FUNDED BY THE ILLINOIS SOYBEAN ASSOCIATION CHECKOFF PROGRAM.

STUDENT RESEARCHER

STUDENT RESEARCHER

Folahanmi Adeyemi

Ph.D. Level Student
Southern Illinois University Carbondale
folahanmi.adeyemi@siu.edu
Advised by Dr. Amir Sadeghpour

Soybean Performance and Soil Nitrous Oxide Emissions After Six and Eight Years of Tillage and Cover Cropping

A combination of no-till with winter cereal cover crops such as winter rye (Secale cereale L.) offers multiple benefits including improved soil water holding capacity, infiltration, and carbon (C) sequestration. However, their impact on soybean yield, yield component, and soil nutrient dynamics, and nitrous oxide emissions should be assessed to be reliably recommended to growers in Sothern Illinois. Therefore, we evaluated soybean performance in 2020 and 2022 growing seasons following four treatment combinations with two tillage factors (no-till and conventional chisel-disk) and two cover crops (winter rye and a no-cover crop control) arranged in factorial design with three replications.

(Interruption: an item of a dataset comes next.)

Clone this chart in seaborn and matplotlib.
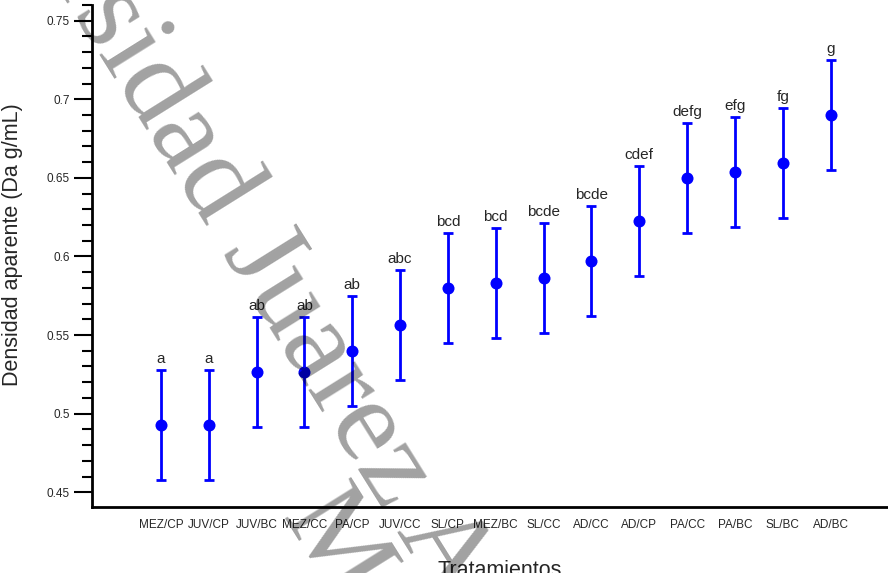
import numpy as np
import pandas as pd
import seaborn as sns
import matplotlib.pyplot as plt
from matplotlib.ticker import MultipleLocator

# treatments, mean apparent density and error
tratamientos = ['MEZ/CP', 'JUV/CP', 'JUV/BC', 'MEZ/CC', 'PA/CP', 'JUV/CC', 'SL/CP', 'MEZ/BC',
                'SL/CC', 'AD/CC', 'AD/CP', 'PA/CC', 'PA/BC', 'SL/BC', 'AD/BC']
densidad = [0.493, 0.493, 0.5265, 0.5265, 0.540, 0.5565, 0.5798, 0.5834,
            0.5862, 0.5972, 0.6228, 0.6498, 0.6538, 0.6593, 0.690]
error = [0.035] * 15
letras = ['a', 'a', 'ab', 'ab', 'ab', 'abc', 'bcd', 'bcd',
          'bcde', 'bcde', 'cdef', 'defg', 'efg', 'fg', 'g']

df = pd.DataFrame({'trat': tratamientos, 'da': densidad, 'err': error, 'letra': letras})

sns.set_style('ticks')
plt.rcParams['font.family'] = ['Liberation Sans', 'DejaVu Sans']

fig = plt.figure(figsize=(8.88, 5.73), dpi=100)
ax = fig.add_axes([92 / 888, 66 / 573, 796 / 888, 502 / 573])

azul = '#0000ff'
ax.errorbar(df['trat'], df['da'], yerr=df['err'], fmt='none', ecolor=azul,
            elinewidth=2.0, capsize=3.8, capthick=2.0, zorder=2)
sns.scatterplot(data=df, x='trat', y='da', color=azul, s=75, edgecolor=azul,
                linewidth=0, ax=ax, zorder=3)

for i, row in df.iterrows():
    ax.annotate(row['letra'], (i, row['da'] + row['err']), xytext=(0, 5),
                textcoords='offset points', ha='center', va='baseline', fontsize=11)

ax.set_xlim(-1.44, 15.2)
ax.set_ylim(0.4406, 0.76)
ax.yaxis.set_major_locator(MultipleLocator(0.05))
ax.yaxis.set_minor_locator(MultipleLocator(0.01))
ax.set_yticks([0.45, 0.5, 0.55, 0.6, 0.65, 0.7, 0.75])
ax.set_yticklabels(['0.45', '0.5', '0.55', '0.6', '0.65', '0.7', '0.75'])
ax.tick_params(axis='y', which='major', length=13, width=1.5, labelsize=8.5, pad=3, color='black')
ax.tick_params(axis='y', which='minor', length=7, width=1.5, color='black')
ax.tick_params(axis='x', length=0, labelsize=8.5, pad=9)

for s in ['top', 'right']:
    ax.spines[s].set_visible(False)
for s in ['left', 'bottom']:
    ax.spines[s].set_linewidth(2)
    ax.spines[s].set_color('black')

ax.set_xlabel('Tratamientos', fontsize=15.5)
ax.set_ylabel('Densidad aparente (Da g/mL)', fontsize=15.5)
ax.xaxis.set_label_coords((500 - 92) / 796, -(560 - 507) / 502)
ax.yaxis.set_label_coords(-(92 - 23) / 796, (507 - 245) / 502)

# watermark
wm = dict(rotation=-58, rotation_mode='anchor', fontsize=86, color='black', alpha=0.37,
          family='Liberation Serif', va='baseline', zorder=10)
fig.text(222 / 888, 1 - 252 / 573, 'Universidad ', ha='right', **wm)
fig.text(222 / 888, 1 - 252 / 573, 'Juarez Autónoma de Tabasco', ha='left', **wm)
fig.text(280 / 888, 1 - 517 / 573, 'México', ha='left', **wm)

fig.savefig('out.png', dpi=100)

Our data indicated that soybean grain yield was similar among all tillage-cover crop combinations despite some differences in plant height in 2020. Leaf area index and normalized difference vegetation index (NDVI) were also similar among treatments over the two growing seasons. While cover crop did not influence soybean shoot biomass accumulation, it impacted soybean root biomass indicating that winter rye not only add C to the system but also promote greater C inputs in soybean. In 2020, Among treatments, N2O-N was similar among all treatments except for no cover crop tillage treatment which had lower N2O-N than cover crop tillage and no cover crop no-till treatments. In 2022, all treatments had similar N2O-N fluxes. We concluded that a combination of no-till with winter rye could provide soil benefits with no negative impact on soybean performance or N2O-N losses.